## [Data]

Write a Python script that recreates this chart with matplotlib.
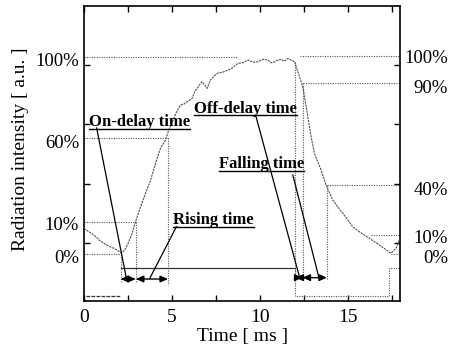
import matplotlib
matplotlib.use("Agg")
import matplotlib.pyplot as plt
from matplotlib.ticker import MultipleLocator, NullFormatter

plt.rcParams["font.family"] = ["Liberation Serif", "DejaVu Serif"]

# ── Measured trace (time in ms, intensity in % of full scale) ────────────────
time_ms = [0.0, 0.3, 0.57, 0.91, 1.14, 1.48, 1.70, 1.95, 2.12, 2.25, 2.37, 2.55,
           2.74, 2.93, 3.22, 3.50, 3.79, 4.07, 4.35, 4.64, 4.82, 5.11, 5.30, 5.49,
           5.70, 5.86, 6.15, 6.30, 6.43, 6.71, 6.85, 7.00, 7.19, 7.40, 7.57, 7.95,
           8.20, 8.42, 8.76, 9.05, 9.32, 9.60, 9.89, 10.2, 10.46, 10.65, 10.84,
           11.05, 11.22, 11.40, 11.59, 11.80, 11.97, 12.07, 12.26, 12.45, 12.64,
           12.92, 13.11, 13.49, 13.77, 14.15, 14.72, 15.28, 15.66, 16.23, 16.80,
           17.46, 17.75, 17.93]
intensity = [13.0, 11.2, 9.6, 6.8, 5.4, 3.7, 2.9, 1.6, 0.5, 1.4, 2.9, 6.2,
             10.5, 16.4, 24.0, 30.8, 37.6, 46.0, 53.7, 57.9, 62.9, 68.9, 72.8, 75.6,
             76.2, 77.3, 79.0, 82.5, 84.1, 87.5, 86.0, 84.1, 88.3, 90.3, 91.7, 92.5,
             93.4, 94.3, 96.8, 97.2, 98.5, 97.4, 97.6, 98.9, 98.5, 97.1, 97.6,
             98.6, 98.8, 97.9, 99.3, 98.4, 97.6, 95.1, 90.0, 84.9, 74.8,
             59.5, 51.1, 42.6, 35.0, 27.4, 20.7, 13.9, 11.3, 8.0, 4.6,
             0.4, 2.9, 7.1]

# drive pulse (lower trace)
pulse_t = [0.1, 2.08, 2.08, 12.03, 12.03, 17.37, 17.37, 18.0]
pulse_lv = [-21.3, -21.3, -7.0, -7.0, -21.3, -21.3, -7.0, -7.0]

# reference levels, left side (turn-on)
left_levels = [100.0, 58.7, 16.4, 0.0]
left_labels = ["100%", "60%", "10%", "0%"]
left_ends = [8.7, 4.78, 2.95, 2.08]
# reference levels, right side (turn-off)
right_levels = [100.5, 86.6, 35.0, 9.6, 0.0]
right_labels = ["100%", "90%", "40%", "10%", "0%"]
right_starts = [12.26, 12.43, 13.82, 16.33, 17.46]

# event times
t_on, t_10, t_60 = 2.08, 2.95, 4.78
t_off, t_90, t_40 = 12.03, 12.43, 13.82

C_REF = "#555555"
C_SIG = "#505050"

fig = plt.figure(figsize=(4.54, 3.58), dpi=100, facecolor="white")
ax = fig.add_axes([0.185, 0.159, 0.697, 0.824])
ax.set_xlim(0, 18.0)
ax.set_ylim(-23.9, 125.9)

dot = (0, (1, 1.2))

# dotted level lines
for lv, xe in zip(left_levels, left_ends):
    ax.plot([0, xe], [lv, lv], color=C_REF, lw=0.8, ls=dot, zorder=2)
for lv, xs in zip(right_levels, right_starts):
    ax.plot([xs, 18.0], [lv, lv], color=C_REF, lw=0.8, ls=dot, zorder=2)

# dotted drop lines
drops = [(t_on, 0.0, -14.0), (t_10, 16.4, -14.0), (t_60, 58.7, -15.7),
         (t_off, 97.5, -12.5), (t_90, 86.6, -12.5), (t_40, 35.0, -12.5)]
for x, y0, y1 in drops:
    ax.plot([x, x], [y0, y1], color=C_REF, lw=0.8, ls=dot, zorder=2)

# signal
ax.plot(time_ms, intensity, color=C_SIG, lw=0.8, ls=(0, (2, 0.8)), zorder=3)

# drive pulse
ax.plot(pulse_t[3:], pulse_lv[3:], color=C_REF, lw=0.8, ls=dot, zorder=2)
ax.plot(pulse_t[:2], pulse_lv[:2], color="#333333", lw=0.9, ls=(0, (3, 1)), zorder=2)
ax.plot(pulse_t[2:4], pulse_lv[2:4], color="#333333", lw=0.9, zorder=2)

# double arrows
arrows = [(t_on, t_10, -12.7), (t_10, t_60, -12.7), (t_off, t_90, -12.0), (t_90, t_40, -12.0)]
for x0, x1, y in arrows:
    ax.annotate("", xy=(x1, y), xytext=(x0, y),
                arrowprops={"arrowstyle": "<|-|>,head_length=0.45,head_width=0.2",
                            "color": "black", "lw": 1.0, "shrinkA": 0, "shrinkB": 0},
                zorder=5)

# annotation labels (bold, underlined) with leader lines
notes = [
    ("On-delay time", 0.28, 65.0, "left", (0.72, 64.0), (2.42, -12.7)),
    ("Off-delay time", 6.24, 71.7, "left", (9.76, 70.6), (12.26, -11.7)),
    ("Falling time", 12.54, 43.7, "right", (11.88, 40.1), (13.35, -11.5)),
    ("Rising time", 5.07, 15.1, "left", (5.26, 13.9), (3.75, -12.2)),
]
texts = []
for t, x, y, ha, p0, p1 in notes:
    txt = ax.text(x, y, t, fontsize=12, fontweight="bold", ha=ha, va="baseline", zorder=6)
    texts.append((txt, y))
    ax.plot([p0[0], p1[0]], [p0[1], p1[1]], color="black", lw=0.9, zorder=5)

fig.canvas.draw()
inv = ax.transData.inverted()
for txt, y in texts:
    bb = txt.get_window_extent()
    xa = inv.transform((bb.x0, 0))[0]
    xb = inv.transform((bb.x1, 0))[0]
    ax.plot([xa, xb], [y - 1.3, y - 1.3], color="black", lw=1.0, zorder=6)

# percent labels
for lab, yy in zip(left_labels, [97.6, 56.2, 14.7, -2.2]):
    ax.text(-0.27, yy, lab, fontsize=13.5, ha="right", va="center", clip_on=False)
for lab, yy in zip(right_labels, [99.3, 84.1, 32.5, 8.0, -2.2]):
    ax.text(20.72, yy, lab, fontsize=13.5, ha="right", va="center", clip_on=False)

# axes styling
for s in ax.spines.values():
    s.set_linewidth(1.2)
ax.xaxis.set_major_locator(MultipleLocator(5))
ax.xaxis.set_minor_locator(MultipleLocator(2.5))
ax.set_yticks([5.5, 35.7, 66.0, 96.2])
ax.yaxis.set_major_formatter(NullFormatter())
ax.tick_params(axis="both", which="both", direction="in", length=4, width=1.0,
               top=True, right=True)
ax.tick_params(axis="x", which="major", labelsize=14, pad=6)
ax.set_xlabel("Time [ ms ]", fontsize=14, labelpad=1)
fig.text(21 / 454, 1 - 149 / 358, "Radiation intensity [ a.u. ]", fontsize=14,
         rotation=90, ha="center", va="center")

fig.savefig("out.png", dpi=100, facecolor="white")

## [Work instructions]
Transcribe the whole listing exactly. Pictures are excluded.

## [Problem solution]
Write a Python script that recreates this chart with matplotlib.
import matplotlib
matplotlib.use("Agg")
import matplotlib.pyplot as plt
from matplotlib.ticker import MultipleLocator, NullFormatter

plt.rcParams["font.family"] = ["Liberation Serif", "DejaVu Serif"]

# ── Measured trace (time in ms, intensity in % of full scale) ────────────────
time_ms = [0.0, 0.3, 0.57, 0.91, 1.14, 1.48, 1.70, 1.95, 2.12, 2.25, 2.37, 2.55,
           2.74, 2.93, 3.22, 3.50, 3.79, 4.07, 4.35, 4.64, 4.82, 5.11, 5.30, 5.49,
           5.70, 5.86, 6.15, 6.30, 6.43, 6.71, 6.85, 7.00, 7.19, 7.40, 7.57, 7.95,
           8.20, 8.42, 8.76, 9.05, 9.32, 9.60, 9.89, 10.2, 10.46, 10.65, 10.84,
           11.05, 11.22, 11.40, 11.59, 11.80, 11.97, 12.07, 12.26, 12.45, 12.64,
           12.92, 13.11, 13.49, 13.77, 14.15, 14.72, 15.28, 15.66, 16.23, 16.80,
           17.46, 17.75, 17.93]
intensity = [13.0, 11.2, 9.6, 6.8, 5.4, 3.7, 2.9, 1.6, 0.5, 1.4, 2.9, 6.2,
             10.5, 16.4, 24.0, 30.8, 37.6, 46.0, 53.7, 57.9, 62.9, 68.9, 72.8, 75.6,
             76.2, 77.3, 79.0, 82.5, 84.1, 87.5, 86.0, 84.1, 88.3, 90.3, 91.7, 92.5,
             93.4, 94.3, 96.8, 97.2, 98.5, 97.4, 97.6, 98.9, 98.5, 97.1, 97.6,
             98.6, 98.8, 97.9, 99.3, 98.4, 97.6, 95.1, 90.0, 84.9, 74.8,
             59.5, 51.1, 42.6, 35.0, 27.4, 20.7, 13.9, 11.3, 8.0, 4.6,
             0.4, 2.9, 7.1]

# drive pulse (lower trace)
pulse_t = [0.1, 2.08, 2.08, 12.03, 12.03, 17.37, 17.37, 18.0]
pulse_lv = [-21.3, -21.3, -7.0, -7.0, -21.3, -21.3, -7.0, -7.0]

# reference levels, left side (turn-on)
left_levels = [100.0, 58.7, 16.4, 0.0]
left_labels = ["100%", "60%", "10%", "0%"]
left_ends = [8.7, 4.78, 2.95, 2.08]
# reference levels, right side (turn-off)
right_levels = [100.5, 86.6, 35.0, 9.6, 0.0]
right_labels = ["100%", "90%", "40%", "10%", "0%"]
right_starts = [12.26, 12.43, 13.82, 16.33, 17.46]

# event times
t_on, t_10, t_60 = 2.08, 2.95, 4.78
t_off, t_90, t_40 = 12.03, 12.43, 13.82

C_REF = "#555555"
C_SIG = "#505050"

fig = plt.figure(figsize=(4.54, 3.58), dpi=100, facecolor="white")
ax = fig.add_axes([0.185, 0.159, 0.697, 0.824])
ax.set_xlim(0, 18.0)
ax.set_ylim(-23.9, 125.9)

dot = (0, (1, 1.2))

# dotted level lines
for lv, xe in zip(left_levels, left_ends):
    ax.plot([0, xe], [lv, lv], color=C_REF, lw=0.8, ls=dot, zorder=2)
for lv, xs in zip(right_levels, right_starts):
    ax.plot([xs, 18.0], [lv, lv], color=C_REF, lw=0.8, ls=dot, zorder=2)

# dotted drop lines
drops = [(t_on, 0.0, -14.0), (t_10, 16.4, -14.0), (t_60, 58.7, -15.7),
         (t_off, 97.5, -12.5), (t_90, 86.6, -12.5), (t_40, 35.0, -12.5)]
for x, y0, y1 in drops:
    ax.plot([x, x], [y0, y1], color=C_REF, lw=0.8, ls=dot, zorder=2)

# signal
ax.plot(time_ms, intensity, color=C_SIG, lw=0.8, ls=(0, (2, 0.8)), zorder=3)

# drive pulse
ax.plot(pulse_t[3:], pulse_lv[3:], color=C_REF, lw=0.8, ls=dot, zorder=2)
ax.plot(pulse_t[:2], pulse_lv[:2], color="#333333", lw=0.9, ls=(0, (3, 1)), zorder=2)
ax.plot(pulse_t[2:4], pulse_lv[2:4], color="#333333", lw=0.9, zorder=2)

# double arrows
arrows = [(t_on, t_10, -12.7), (t_10, t_60, -12.7), (t_off, t_90, -12.0), (t_90, t_40, -12.0)]
for x0, x1, y in arrows:
    ax.annotate("", xy=(x1, y), xytext=(x0, y),
                arrowprops={"arrowstyle": "<|-|>,head_length=0.45,head_width=0.2",
                            "color": "black", "lw": 1.0, "shrinkA": 0, "shrinkB": 0},
                zorder=5)

# annotation labels (bold, underlined) with leader lines
notes = [
    ("On-delay time", 0.28, 65.0, "left", (0.72, 64.0), (2.42, -12.7)),
    ("Off-delay time", 6.24, 71.7, "left", (9.76, 70.6), (12.26, -11.7)),
    ("Falling time", 12.54, 43.7, "right", (11.88, 40.1), (13.35, -11.5)),
    ("Rising time", 5.07, 15.1, "left", (5.26, 13.9), (3.75, -12.2)),
]
texts = []
for t, x, y, ha, p0, p1 in notes:
    txt = ax.text(x, y, t, fontsize=12, fontweight="bold", ha=ha, va="baseline", zorder=6)
    texts.append((txt, y))
    ax.plot([p0[0], p1[0]], [p0[1], p1[1]], color="black", lw=0.9, zorder=5)

fig.canvas.draw()
inv = ax.transData.inverted()
for txt, y in texts:
    bb = txt.get_window_extent()
    xa = inv.transform((bb.x0, 0))[0]
    xb = inv.transform((bb.x1, 0))[0]
    ax.plot([xa, xb], [y - 1.3, y - 1.3], color="black", lw=1.0, zorder=6)

# percent labels
for lab, yy in zip(left_labels, [97.6, 56.2, 14.7, -2.2]):
    ax.text(-0.27, yy, lab, fontsize=13.5, ha="right", va="center", clip_on=False)
for lab, yy in zip(right_labels, [99.3, 84.1, 32.5, 8.0, -2.2]):
    ax.text(20.72, yy, lab, fontsize=13.5, ha="right", va="center", clip_on=False)

# axes styling
for s in ax.spines.values():
    s.set_linewidth(1.2)
ax.xaxis.set_major_locator(MultipleLocator(5))
ax.xaxis.set_minor_locator(MultipleLocator(2.5))
ax.set_yticks([5.5, 35.7, 66.0, 96.2])
ax.yaxis.set_major_formatter(NullFormatter())
ax.tick_params(axis="both", which="both", direction="in", length=4, width=1.0,
               top=True, right=True)
ax.tick_params(axis="x", which="major", labelsize=14, pad=6)
ax.set_xlabel("Time [ ms ]", fontsize=14, labelpad=1)
fig.text(21 / 454, 1 - 149 / 358, "Radiation intensity [ a.u. ]", fontsize=14,
         rotation=90, ha="center", va="center")

fig.savefig("out.png", dpi=100, facecolor="white")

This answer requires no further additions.